If they were not generating much monthly cash flow to begin with, they may actually find they are making a loss on their investments, due to increased monthly mortgage payments and energy bills.
Either now or when their current mortgage products start drawing to an end, they may be inclined to sell their properties.
It is also worth bearing in mind that from 2025, all newly rented properties will be required to have an EPC rating of C or above. If landlords need to spend money on poorly performing investment properties, in order to make them more energy efficient, this will likely provide even more incentive for them to consider selling.
A lot of landlords may also be considering selling, simply because they want to have more cash on hand, to ride out the economic storm and be better equipped to deal with increasing costs.
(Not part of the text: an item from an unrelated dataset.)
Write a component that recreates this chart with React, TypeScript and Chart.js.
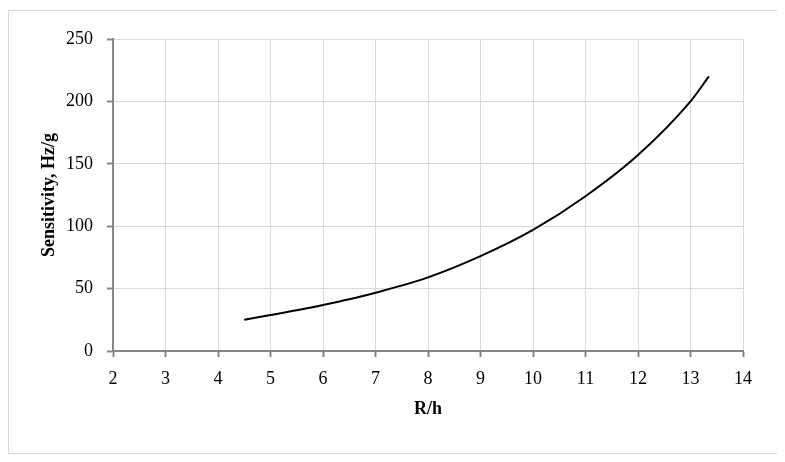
import React, { useEffect, useRef } from "react";
import { Chart, registerables } from "chart.js";

Chart.register(...registerables);

const ratioValues = [4.5, 5, 5.5, 6, 6.5, 7, 8, 9, 10, 11, 12, 13, 13.35];
const sensitivityValues = [25, 28.8, 32.6, 36.9, 41.5, 46.7, 59, 76, 97, 124, 157, 200, 220];
const xTicks = { min: 2, max: 14, step: 1 };
const yTicks = { min: 0, max: 250, step: 50 };
const xTitle = "R/h";
const yTitle = "Sensitivity, Hz/g";

const FONT = "'Liberation Serif', 'Times New Roman', serif";
const AXIS = "#868686";
const GRID = "#d9d9d9";

export default function App() {
  const ref = useRef<HTMLCanvasElement | null>(null);
  useEffect(() => {
    if (!ref.current) return;
    const chart = new Chart(ref.current, {
      type: "line",
      data: {
        datasets: [
          {
            data: ratioValues.map((x, i) => ({ x, y: sensitivityValues[i] })),
            borderColor: "#000",
            borderWidth: 2,
            pointRadius: 0,
            fill: false,
            cubicInterpolationMode: "monotone",
          },
        ],
      },
      options: {
        responsive: false,
        animation: false,
        devicePixelRatio: 1,
        layout: { padding: { left: 0, right: 34, top: 28, bottom: 0 } },
        plugins: { legend: { display: false }, tooltip: { enabled: false } },
        scales: {
          x: {
            type: "linear",
            min: xTicks.min,
            max: xTicks.max,
            afterFit: (s: any) => {
              s.height = 102;
            },
            ticks: {
              stepSize: xTicks.step,
              color: "#000",
              font: { family: FONT, size: 18 },
              padding: 11,
              maxRotation: 0,
            },
            grid: { color: GRID, lineWidth: 1, tickColor: AXIS, tickLength: 6, tickWidth: 2 },
            border: { color: AXIS, width: 2 },
            title: {
              display: true,
              text: xTitle,
              color: "#000",
              font: { family: FONT, size: 18, weight: "bold" },
              padding: { top: 0, bottom: 33 },
            },
          },
          y: {
            min: yTicks.min,
            max: yTicks.max,
            afterFit: (s: any) => {
              s.width = 104;
            },
            ticks: {
              stepSize: yTicks.step,
              color: "#000",
              font: { family: FONT, size: 18 },
              padding: 14,
            },
            grid: { color: GRID, lineWidth: 1, tickColor: AXIS, tickLength: 6, tickWidth: 2 },
            border: { color: AXIS, width: 2 },
            title: {
              display: true,
              text: yTitle,
              color: "#000",
              font: { family: FONT, size: 18, weight: "bold" },
              padding: { top: 30, bottom: 0 },
            },
          },
        },
      },
    });
    return () => chart.destroy();
  }, []);
  return (
    <div
      style={{
        marginTop: 2,
        width: 770,
        height: 444,
        border: "1px solid #d9d9d9",
        boxSizing: "border-box",
        background: "#fff",
      }}
    >
      <canvas ref={ref} width={768} height={442} style={{ display: "block" }} />
    </div>
  );
}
If more properties start coming onto the market, at a time when a lot of potential home buyers are withdrawing from the market (due to increased monthly mortgage costs) we could see further increases in supply and reductions in demand. This will apply further downward pressure on asking prices and further strengthen bargaining power for buyers.
If we do gradually move towards a point where supply of housing on the market increases and demand begins to decline, vendors will need to be more open-minded and flexible, in order to achieve a sale.
Perhaps this is a good time to sharpen your knowledge in respect to:
Putting these more creative deal structures aside, just having the cash on hand to be able to buy properties at reduced prices, could provide you with a competitive advantage that will pay dividends over the long term, as part of a buy and hold strategy.